Vic Rollison reports on a shocking – and revealing – week for Australia’s alternative prime minister, Tony Abbott.
In hindsight, Tony Abbott probably wishes he took a holiday on Monday and didn’t turn up to work all week. He’s had a shocker, especially on Wednesday and Thursday — as was reported by Barry Cassidy on The Drum.
Some people might choose to see his performance on ABC 7:30 as anomaly in an otherwise successful run as opposition leader. Perhaps Lisa Wilkinson’s interview on Channel 9 was another anomaly?
It could be argued that the historically soft treatment of Abbott by the mainstream media is now causing his downfall. When a politician is challenged on a daily basis, they get stronger, smarter and better at finding the right answer at the right time. Abbott proved, when challenged by Sales and Wilkinson, that he had nothing.
Flustered, defensive and confused.
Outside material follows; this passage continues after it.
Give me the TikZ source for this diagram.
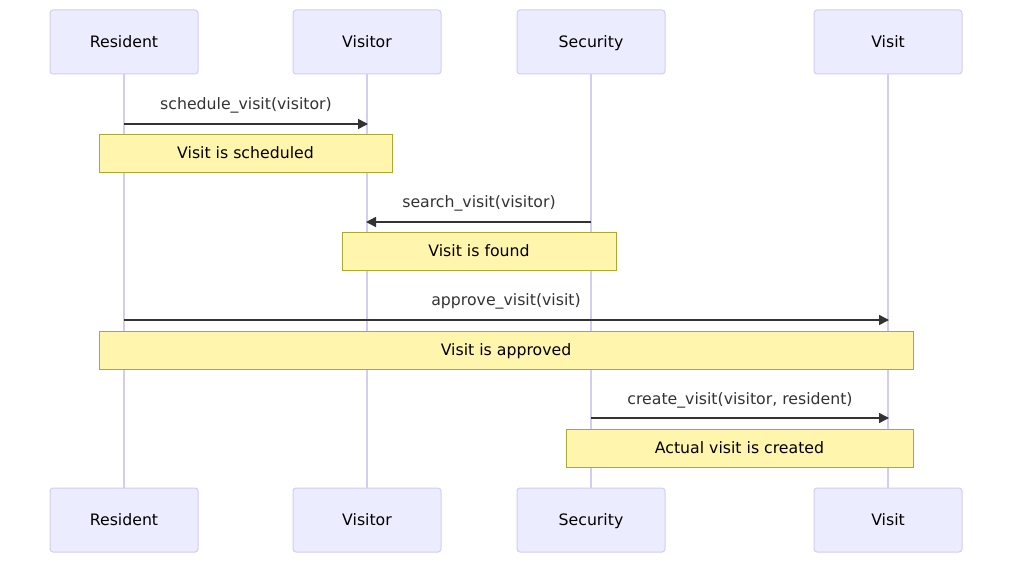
\documentclass[tikz,border=0pt]{standalone}
\usepackage{fontspec}
\setmainfont{DejaVu Sans}
\usetikzlibrary{arrows.meta}
\definecolor{actfill}{HTML}{ECECFF}
\definecolor{actline}{HTML}{D3CCF5}
\definecolor{lifeline}{HTML}{D3CCF5}
\definecolor{notefill}{HTML}{FFF5AD}
\definecolor{noteline}{HTML}{AAAA33}
\definecolor{msg}{HTML}{333333}
\tikzset{
  txt/.style={font=\fontsize{11.8}{14}\selectfont, text height=9.6pt, text depth=1.2pt},
  actor/.style={txt, draw=actline, fill=actfill, rounded corners=2.25pt, line width=0.75pt,
    minimum width=111pt, minimum height=48pt, inner sep=0pt},
  notebox/.style={txt, draw=noteline, fill=notefill, line width=0.75pt, inner sep=0pt,
    minimum height=28.5pt},
  lifelinestyle/.style={draw=lifeline, line width=1.1pt},
  msgline/.style={draw=msg, line width=1.1pt, -{Triangle[length=7.5pt,width=7.5pt]}},
  msglabel/.style={txt, text=msg, inner sep=0pt}
}
\begin{document}
\begin{tikzpicture}[x=0.75pt,y=-0.75pt]
\useasboundingbox (0,0) rectangle (1020,567);
% actors top
\node[actor] (rt) at (124,42) {Resident};
\node[actor] (vt) at (367,42) {Visitor};
\node[actor] (st) at (591,42) {Security};
\node[actor] (xt) at (888,42) {Visit};
% actors bottom
\node[actor] (rb) at (124,520) {Resident};
\node[actor] (vb) at (367,520) {Visitor};
\node[actor] (sb) at (591,520) {Security};
\node[actor] (xb) at (888,520) {Visit};
% lifelines
\draw[lifelinestyle] (rt.south) -- (rb.north);
\draw[lifelinestyle] (vt.south) -- (vb.north);
\draw[lifelinestyle] (st.south) -- (sb.north);
\draw[lifelinestyle] (xt.south) -- (xb.north);
% message points
\coordinate (m1a) at (124,124); \coordinate (m1b) at (368,124);
\coordinate (m2a) at (591,222); \coordinate (m2b) at (366,222);
\coordinate (m3a) at (124,320); \coordinate (m3b) at (889,320);
\coordinate (m4a) at (591,418); \coordinate (m4b) at (889,418);
% messages
\draw[msgline] (m1a) -- (m1b);
\node[msglabel] (l1) at (246,104) {schedule\_visit(visitor)};
\draw[msgline] (m2a) -- (m2b);
\node[msglabel] (l2) at (479,202) {search\_visit(visitor)};
\draw[msgline] (m3a) -- (m3b);
\node[msglabel] (l3) at (506,300) {approve\_visit(visit)};
\draw[msgline] (m4a) -- (m4b);
\node[msglabel] (l4) at (740,399) {create\_visit(visitor, resident)};
% notes
\node[notebox, minimum width=219.75pt] (n1) at (245.5,153) {Visit is scheduled};
\node[notebox, minimum width=205.5pt] (n2) at (479,251) {Visit is found};
\node[notebox, minimum width=610.5pt] (n3) at (506,350) {Visit is approved};
\node[notebox, minimum width=260.25pt] (n4) at (739.5,448) {Actual visit is created};
\end{tikzpicture}
\end{document}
No three-word slogan could hide his ineptitude.
Conversely, Gillard, who has been constantly challenged by the media since becoming Prime Minister, produced a calm, calculated and consistent performance in a marathon press conference on Thursday. And Abbott couldn’t even be bothered watching this conference, or reading the transcript later.
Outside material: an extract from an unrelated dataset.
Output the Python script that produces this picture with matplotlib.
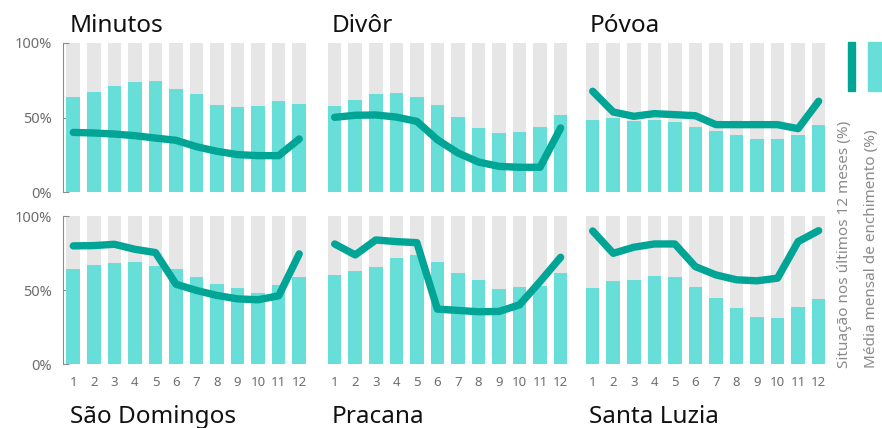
import numpy as np
import matplotlib.pyplot as plt

plt.rcParams["font.family"] = ["Noto Sans", "DejaVu Sans"]

months = np.arange(1, 13)
month_labels = [str(m) for m in months]

names = ["Minutos", "Divôr", "Póvoa", "São Domingos", "Pracana", "Santa Luzia"]

# Média mensal de enchimento (%)
avg_minutos = [64.0, 66.9, 71.4, 74.0, 74.7, 69.4, 65.8, 58.6, 57.3, 57.9, 61.1, 59.3]
avg_divor = [57.9, 62.0, 66.0, 66.4, 64.0, 58.6, 50.3, 43.2, 39.6, 40.5, 43.8, 51.5]
avg_povoa = [48.5, 49.9, 47.9, 48.5, 47.2, 43.8, 40.7, 38.5, 35.8, 35.8, 38.5, 45.0]
avg_sdomingos = [64.0, 66.7, 68.5, 69.0, 66.3, 64.0, 58.9, 54.2, 51.2, 48.1, 53.5, 59.1]
avg_pracana = [60.0, 62.9, 65.6, 71.7, 73.7, 69.0, 61.6, 56.9, 50.6, 51.9, 53.0, 61.6]
avg_sluzia = [51.5, 56.0, 56.9, 59.3, 58.9, 52.1, 44.5, 38.0, 31.5, 31.2, 38.7, 44.0]

# Situação nos últimos 12 meses (%)
cur_minutos = [40.0, 39.6, 38.9, 37.8, 36.2, 34.7, 30.4, 27.3, 25.1, 24.4, 24.4, 35.6]
cur_divor = [50.1, 51.5, 51.7, 50.3, 47.4, 35.1, 26.2, 20.1, 17.2, 16.6, 16.6, 43.0]
cur_povoa = [67.6, 53.7, 50.8, 52.6, 51.9, 51.2, 45.2, 45.2, 45.2, 45.2, 42.5, 60.9]
cur_sdomingos = [79.8, 80.0, 80.9, 77.5, 75.3, 53.9, 49.7, 46.3, 44.0, 43.4, 46.1, 74.4]
cur_pracana = [81.1, 73.7, 83.8, 82.7, 82.0, 37.1, 36.2, 35.3, 35.5, 40.0, 55.7, 72.1]
cur_sluzia = [89.9, 74.8, 78.9, 81.1, 81.1, 65.8, 60.2, 56.9, 56.2, 58.0, 82.7, 90.1]

averages = [avg_minutos, avg_divor, avg_povoa, avg_sdomingos, avg_pracana, avg_sluzia]
currents = [cur_minutos, cur_divor, cur_povoa, cur_sdomingos, cur_pracana, cur_sluzia]

GRAY_BG = "#e6e6e6"
CYAN = "#67ded8"
TEAL = "#00a596"
TXT = "#6e6e6e"

W, H = 882, 428
fig = plt.figure(figsize=(W / 100, H / 100), dpi=100)

lefts = [63, 324.4, 582.4]
aw = 246.5
rows = [(43, 192), (216, 364)]

for i, name in enumerate(names):
    r, c = divmod(i, 3)
    top, bot = rows[r]
    ax = fig.add_axes([lefts[c] / W, 1 - bot / H, aw / W, (bot - top) / H])
    ax.bar(months, [100] * 12, width=0.66, color=GRAY_BG, zorder=1)
    ax.bar(months, averages[i], width=0.66, color=CYAN, zorder=2)
    ax.plot(months, currents[i], color=TEAL, lw=5.3, solid_capstyle="round",
            solid_joinstyle="round", zorder=3)
    ax.set_xlim(0.5, 12.5)
    ax.set_ylim(0, 100)
    for s in ["top", "right", "bottom"]:
        ax.spines[s].set_visible(False)
    if c == 0:
        ax.spines["left"].set_color("#8c8c8c")
        ax.set_yticks([0, 50, 100])
        ax.set_yticklabels(["0%", "50%", "100%"])
        ax.tick_params(axis="y", direction="in", length=4, color="#8c8c8c",
                       labelsize=10.5, labelcolor=TXT, pad=8)
    else:
        ax.spines["left"].set_visible(False)
        ax.set_yticks([])
    ax.set_xticks(months)
    if r == 1:
        ax.set_xticklabels(month_labels)
        ax.tick_params(axis="x", length=0, labelsize=9.5, labelcolor=TXT, pad=9)
    else:
        ax.set_xticklabels([])
        ax.tick_params(axis="x", length=0)
    tx = (lefts[c] + 7) / W
    base = 32 if r == 0 else 423
    fig.text(tx, 1 - base / H, name, fontsize=17.5, color="#111111",
             ha="left", va="baseline")

# legend
fig.patches.append(plt.Rectangle((848 / W, 1 - 91 / H), 7 / W, 49 / H,
                                 transform=fig.transFigure, color=TEAL))
fig.patches.append(plt.Rectangle((868 / W, 1 - 91 / H), 14 / W, 49 / H,
                                 transform=fig.transFigure, color=CYAN))
fig.text(844 / W, 1 - 368 / H, "Situação nos últimos 12 meses (%)", rotation=90,
         ha="center", va="bottom", fontsize=11, color="#8a8a8a")
fig.text(871 / W, 1 - 368 / H, "Média mensal de enchimento (%)", rotation=90,
         ha="center", va="bottom", fontsize=11, color="#8a8a8a")

fig.savefig("out.png", dpi=100)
It could also be argued that Abbott’s terrible week was the inevitable outcome of an unintelligent campaign. His strategists have backed themselves into a corner on several policies.
The carbon price was, according to Abbott, meant to wreck the economy. Now that it hasn’t, he surely has to drop this line completely.
The NBN was meant to be a complete waste. But people want faster broadband, and if they don’t get it, it will now be Abbott’s fault.
The mining tax was apparently meant to reduce investment in a booming industry. But the postponed Olympic Dam project Abbott claimed was put off because of the mining tax, is a project exempt from this tax that only includes coal and iron ore. (Coal and iron ore projects continue to grow, bringing record investment).
Craig Thomson or Peter Slipper were meant to bring down the government. But now all anyone is talking about is Kathy Jackson (whose partner, Michael Lawler, is friends with Abbott) and James Ashby, whose sleaze is rubbing off on Brough, Pyne and Abbott.
Gillard was meant to be untrustworthy and a liar. But what has she lied about? Abbott is the one showing himself to be a pathological liar — did he read the report or not?
In my view, both the above points are contributors to Abbott’s woes this week. But he has a much larger problem, one which I don’t think he’s going to be able to fix.
This problem is his conceited belief in his own infallibility.
He genuinely believes he was born to lead. He thinks that because he was born into a privileged life, he has innate advantages over anyone who was born ‘below him’.
You see, this attitude a lot in white men of Abbott’s age, who were born with silver spoons in their mouths, educated at elite schools, given everything in life without learning how to really fight for something, or to compromise to achieve success.
The worst part is, people like Abbott don’t even think of themselves as lucky. They think they’ve somehow ‘earned’ their success, through the quality of their ‘breeding’.
But in my experience, these are exactly the type of people who don’t have what it takes to compete. Abbott never had to be all that intelligent, he never had to have charisma or a likable personality. He says things that he thinks are perfectly normal, which deeply offend large sections of the population.
Most of the commentary around Abbott’s pathetic interview on 7:30 this week has centered around his admission that he didn’t read the BHP report he had been commenting on all day. But there was another question that showed Abbott’s true colours:
LEIGH SALES: Do you – I’m asking you though, not about the Government. I’m asking: do you accept that it’s legal to come to Australia to seek asylum by any means – boat, plane – that it is actually legal to seek asylum?
TONY ABBOTT: I think that people should come to Australia through the front door, not through the back door. If people want a migration outcome, they should go through the migration channels.
LEIGH SALES: That’s an answer to the question if I asked you: how do you think people should seek asylum?, it’s not an answer to the question: is it legal to seek asylum?
TONY ABBOTT: And Leigh, it’s the answer I’m giving you because these people aren’t so much seeking asylum, they’re seeking permanent residency.
It’s language like ‘the back door’, and the suggestion that people arriving by boat are somehow trying to ‘cheat’ the system to get permanent residency, that shows who Abbott really is at his core. He has no empathy with the plight of desperate people who are risking their lives to escape unimaginable terror. He’s never been desperate or scared. He’s never had to make a tough decision — so why would we, as a country, let him make tough decisions on our behalf?
Abbott wants power because it will make him feel good about himself. He’s not a leader. He’s a fraud. With a year until the next election, I hope that more Australians see him for who he really is. His success in life, to use his own phrase, arrived ‘through the back door’. The back door of a petty, privileged, life.